Pujara has been playing well for Yorkshire, on at first glance, it seems wrong that Rohit has replaced him at a specialist batting position. It also seems wrong that Harbhajan is back in a side that thrives on youth, but that’s a long-argued story.
This test may not be important in the long-term scheme of things, but this is probably the strongest Bangladesh side that India will face. And this is arguably the most inexperienced Indian side to travel in a while. Dhaka is overcast and fueled by home support. This should be remember as the first test match of the full-blown Kohli era, or the post-Dhoni era in tests. Kohli has already said all the right things leading up to this test. His intentions are aggressive and everything that fans want to hear: He wants to win more tests at any cost. He doesn’t want to use the excuse of ‘learning’ and ‘process’ after every loss (MSD’s favourite terms). Time to win more, and go for wins even at the cost of losses.

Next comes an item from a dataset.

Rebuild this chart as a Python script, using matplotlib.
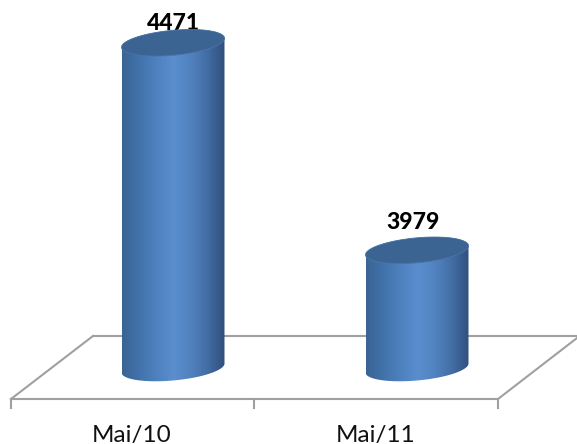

From the looks of things, draws could be few and far between under Kohli. Fans won’t mind the odd loss, if the attitude is right. New Zealand, under McCullum, has set the marker for such cricket, and Kohli could be the next to follow suit.

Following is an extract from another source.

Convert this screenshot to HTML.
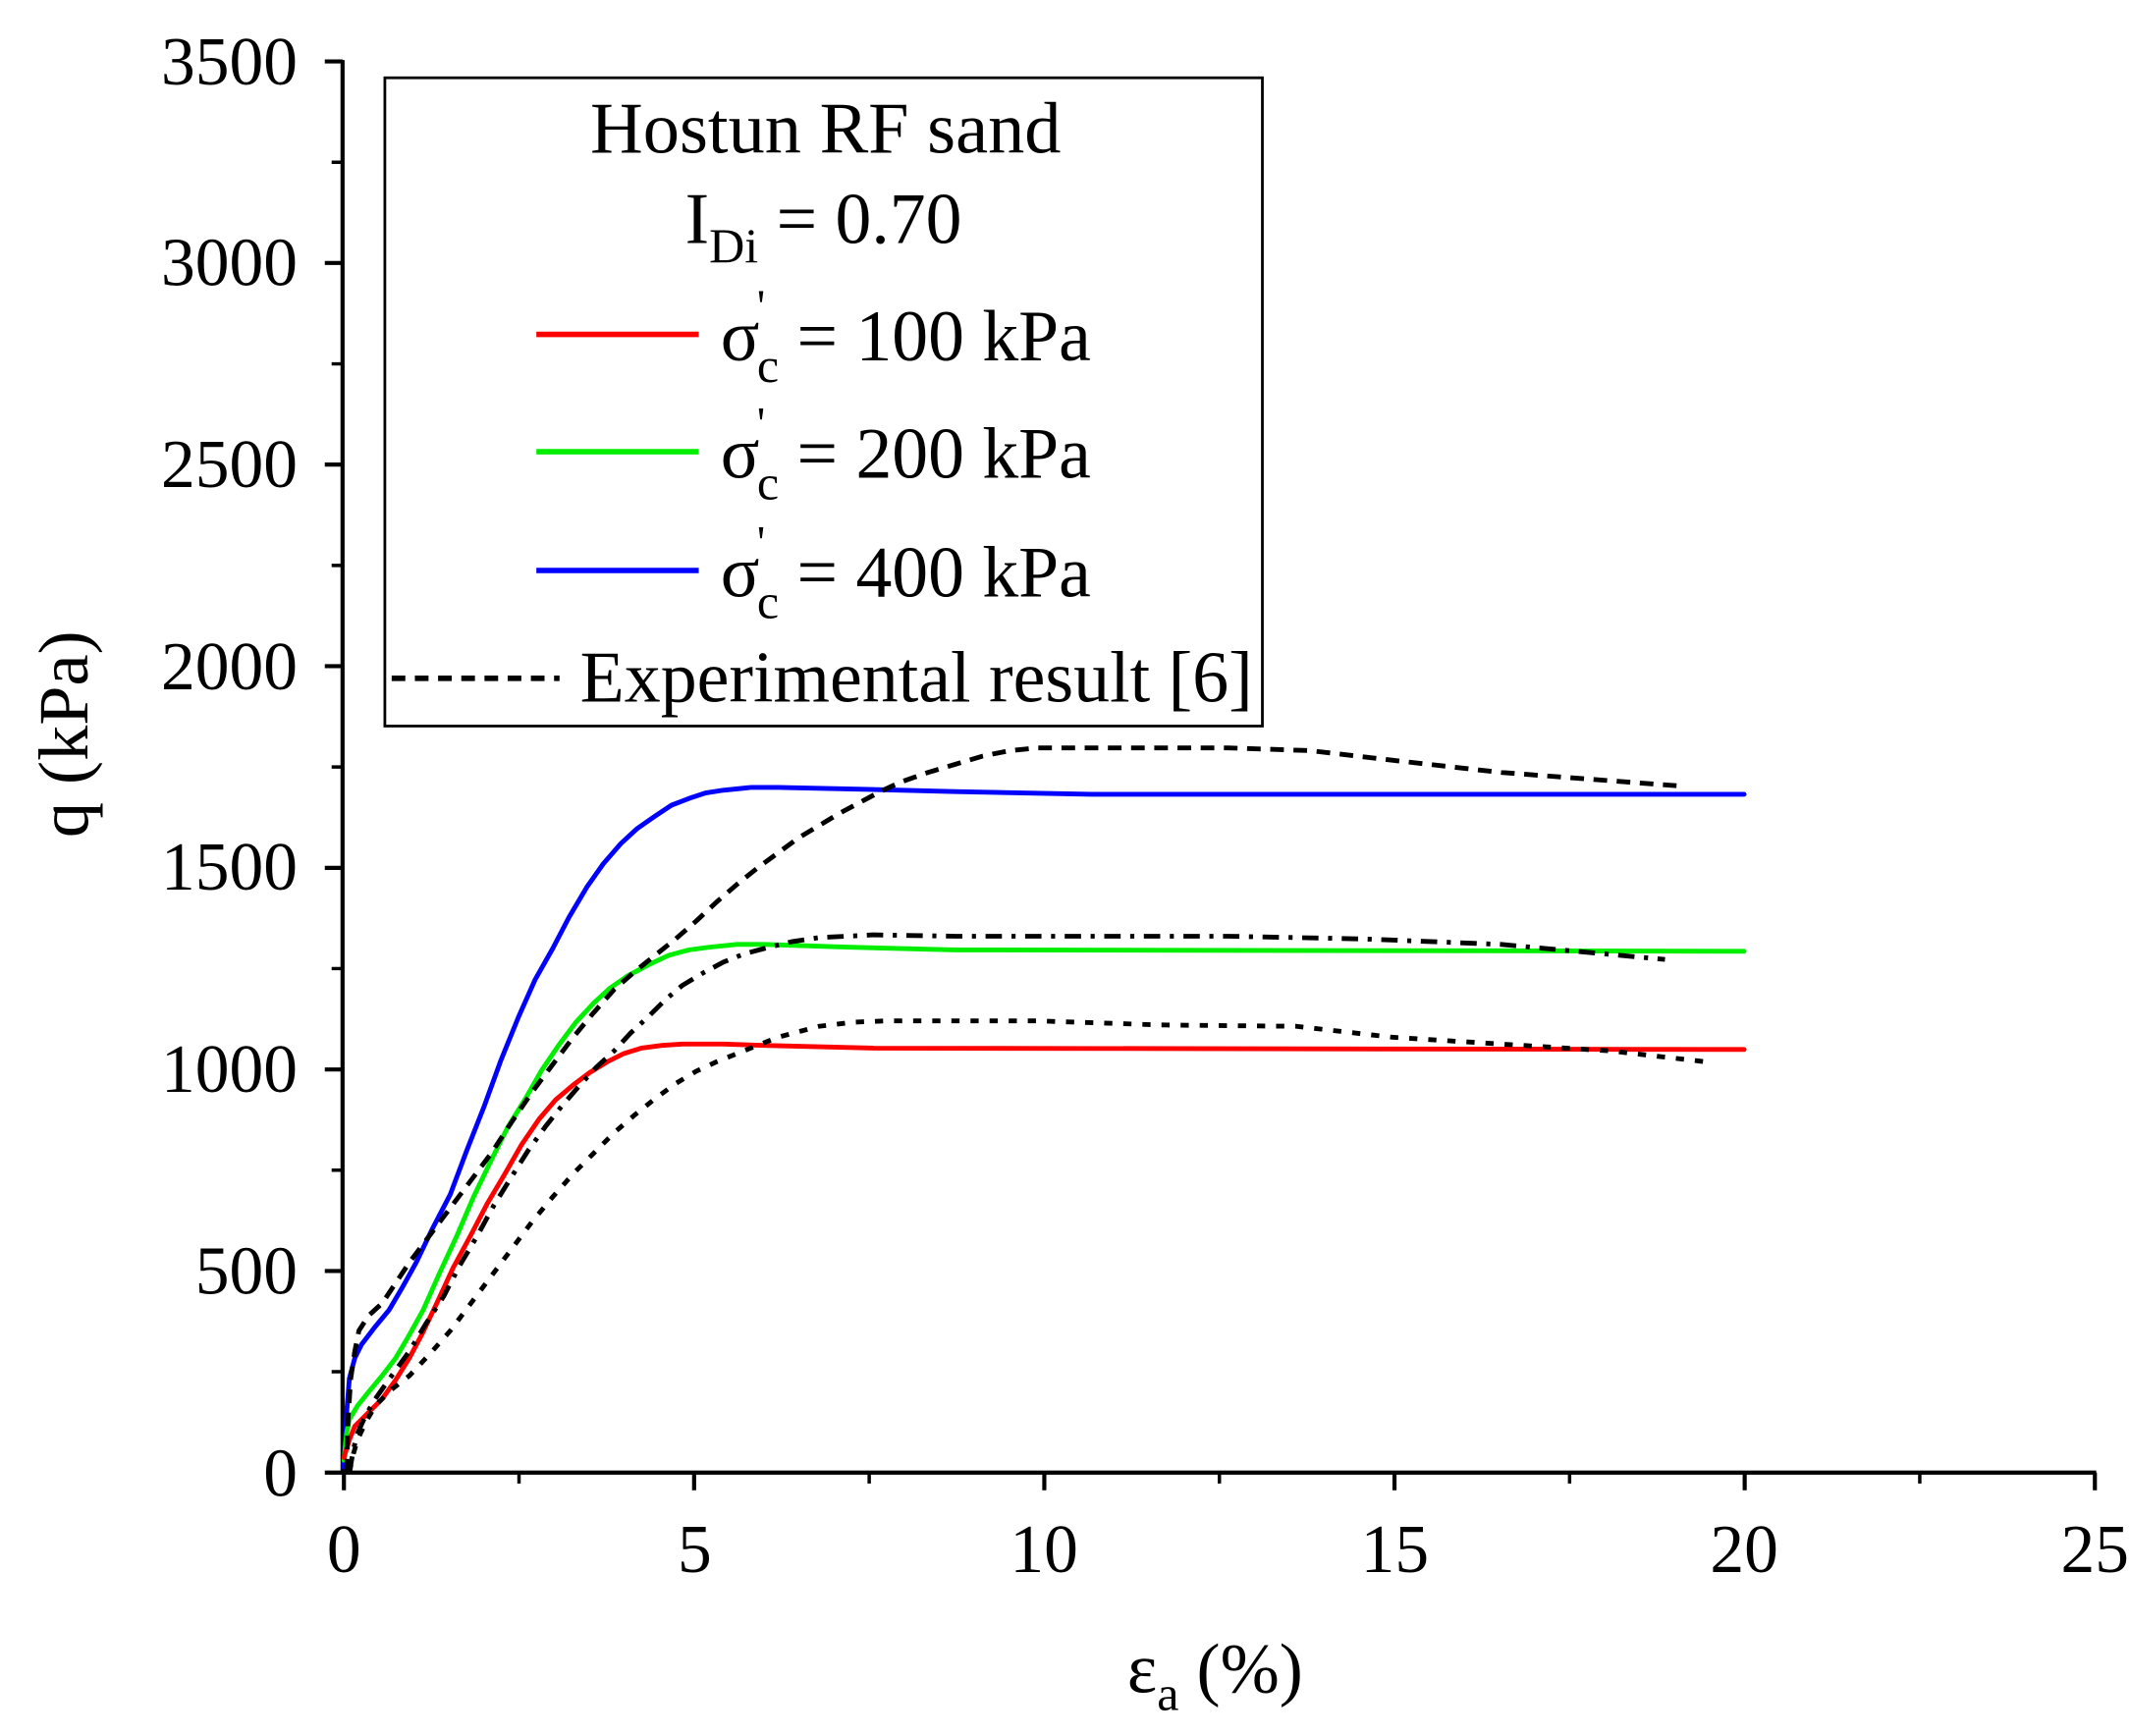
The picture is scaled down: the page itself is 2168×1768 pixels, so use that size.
<!DOCTYPE html>
<html><head><meta charset="utf-8"><style>
html,body{margin:0;padding:0;background:#fff}
svg{display:block}
text{font-family:"Liberation Serif",serif;fill:#000}
</style></head><body>
<svg width="2168" height="1768" viewBox="0 0 1560 1272" preserveAspectRatio="none" xmlns="http://www.w3.org/2000/svg">
<rect width="1560" height="1272" fill="#fff"/>
<g stroke="#000" stroke-width="3" fill="none">
<line x1="250" y1="1079" x2="1536" y2="1079"/>
<line x1="251" y1="44" x2="251" y2="1080"/>
<path d="M252 1079v13M508.6 1079v13M765.2 1079v13M1021.8 1079v13M1278.4 1079v13M1535 1079v13"/>
<path d="M380.3 1079v8M636.9 1079v8M893.5 1079v8M1150.1 1079v8M1406.7 1079v8" stroke-width="2.5"/>
<path d="M251 1079h-13M251 931.3h-13M251 783.6h-13M251 635.9h-13M251 488.1h-13M251 340.4h-13M251 192.7h-13M251 45h-13"/>
<path d="M251 1005.1h-8M251 857.4h-8M251 709.7h-8M251 562h-8M251 414.3h-8M251 266.6h-8M251 118.9h-8" stroke-width="2.5"/>
</g>
<g font-size="50" text-anchor="end">
<text x="218" y="1096">0</text><text x="218" y="948">500</text><text x="218" y="800">1000</text>
<text x="218" y="652">1500</text><text x="218" y="505">2000</text><text x="218" y="357">2500</text>
<text x="218" y="209">3000</text><text x="218" y="62">3500</text>
</g>
<g font-size="50" text-anchor="middle">
<text x="252" y="1152">0</text><text x="509" y="1152">5</text><text x="765" y="1152">10</text>
<text x="1022" y="1152">15</text><text x="1278" y="1152">20</text><text x="1535" y="1152">25</text>
</g>
<text x="0" y="0" font-size="52" text-anchor="middle" transform="translate(64 538) rotate(-90)">q (kPa)</text>
<text x="826" y="1240" font-size="52">ε<tspan font-size="36" dy="13">a</tspan><tspan dy="-13"> (%)</tspan></text>

<g fill="none" stroke-width="3.5" stroke-linejoin="round" stroke-linecap="round">
<polyline stroke="#0000ff" points="252,1075 254,1035 256,1010 260,995 265,985 275,972 285,960 295,943 305,925 317,900 330,875 342,843 355,810 367,777 380,745 392,718 405,695 417,672 430,650 442,633 455,618 467,607 480,598 492,590 505,585 517,581 530,579 550,577 570,577 620,578 700,580 800,582 1278,582"/>
<polyline stroke="#00ee00" points="252,1070 254,1050 256,1040 262,1030 270,1020 280,1008 290,995 300,978 310,960 322,933 335,905 347,877 360,850 372,826 385,805 397,784 410,765 422,749 435,735 447,724 460,715 475,707 490,700 505,696 520,694 540,692 560,692 620,694 700,696 1278,697"/>
<polyline stroke="#ff0000" points="252,1068 256,1055 260,1045 270,1035 280,1025 290,1011 300,995 310,976 320,955 332,929 345,905 357,882 370,860 382,839 395,820 407,806 420,795 432,786 445,778 457,772 470,768 485,766 500,765 530,765 560,766 640,768 1278,769"/>
</g>
<g fill="none" stroke="#000" stroke-width="3.5" stroke-linejoin="round">
<polyline stroke-dasharray="10 7" points="254,1079 255,1040 257,1010 260,990 263,975 270,964 280,955 290,940 300,925 315,905 330,885 345,865 360,845 375,822 390,800 405,780 420,760 435,742 450,725 465,712 480,700 495,688 510,675 525,661 540,648 555,636 570,625 585,614 600,605 615,596 630,588 645,580 660,573 680,566 700,560 720,554 740,550 760,548 780,548 900,548 960,550 1020,557 1100,566 1232,576"/>
<polyline stroke-dasharray="12 7 3 7" points="256,1079 259,1062 262,1050 268,1037 275,1025 287,1008 300,990 312,970 325,950 337,927 350,905 362,883 375,862 387,843 400,825 412,810 425,795 437,782 450,770 462,757 475,745 487,733 500,722 515,713 530,705 545,699 560,695 580,690 600,687 640,685 700,686 900,686 1000,688 1100,692 1220,703"/>
<polyline stroke-dasharray="6 8" points="256,1079 259,1065 262,1055 268,1042 275,1030 287,1018 300,1008 315,992 330,975 345,955 360,935 375,915 390,895 405,877 420,860 435,845 450,830 465,817 480,805 495,794 510,785 525,778 540,772 555,766 570,760 585,756 600,752 625,749 650,748 760,748 850,751 950,752 1020,760 1100,765 1180,770 1250,778"/>
</g>

<rect x="282" y="57" width="643" height="475" fill="#fff" stroke="#000" stroke-width="2"/>
<text x="605" y="112" font-size="53" text-anchor="middle" textLength="345" lengthAdjust="spacingAndGlyphs">Hostun RF sand</text>
<text x="502" y="178" font-size="53">I<tspan font-size="36" dy="14">Di</tspan><tspan dy="-14"> = 0.70</tspan></text>
<g stroke-width="4">
<line x1="393" y1="245" x2="512" y2="245" stroke="#ff0000"/>
<line x1="393" y1="331" x2="512" y2="331" stroke="#00ee00"/>
<line x1="393" y1="418" x2="512" y2="418" stroke="#0000ff"/>
<line x1="287" y1="497" x2="410" y2="497" stroke="#000" stroke-dasharray="10 7"/>
</g>
<g font-size="53">
<text x="528" y="264">σ<tspan font-size="34" dx="-2" dy="-28">'</tspan><tspan font-size="36" dx="-6" dy="44">c</tspan><tspan dy="-16"> = 100 kPa</tspan></text>
<text x="528" y="350">σ<tspan font-size="34" dx="-2" dy="-28">'</tspan><tspan font-size="36" dx="-6" dy="44">c</tspan><tspan dy="-16"> = 200 kPa</tspan></text>
<text x="528" y="437">σ<tspan font-size="34" dx="-2" dy="-28">'</tspan><tspan font-size="36" dx="-6" dy="44">c</tspan><tspan dy="-16"> = 400 kPa</tspan></text>
<text x="425" y="514" textLength="493" lengthAdjust="spacingAndGlyphs">Experimental result [6]</text>
</g>
</svg>
</body></html>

That said, Bangladesh has played 4 spinners to India’s two. Fortunately, there is no Raina in the test side. One suspects that if Raina had played better in domestic T20 cricket, he’d have been considered too. If Rohit fails at 3 this match, he could still be given more chances, considering the sub-continental schedule ahead.
Playing Yadav and Aaron in the same team is self-defeating, with barely any accuracy to play with, while Ishant hasn’t really gone past the usual one-spell-per-season trend in a while. The bowling doesn’t look too polished, but banks on raw pace and intimidation. Aaron and Yadav are India’s fastest bowlers. Harbhajan is the only one to have played more than 100 tests in a side that had gotten used to falling to the follies of senior mistakes/exertion.
Whatever the result, India’s test team will take time to settle into a combination that can win games. This is rebuilding, in the pure sense of the term. Once Harbhajan is accorded this final test opportunity, perhaps they can turn to a leg spinner to drive home Kohli’s philosophy.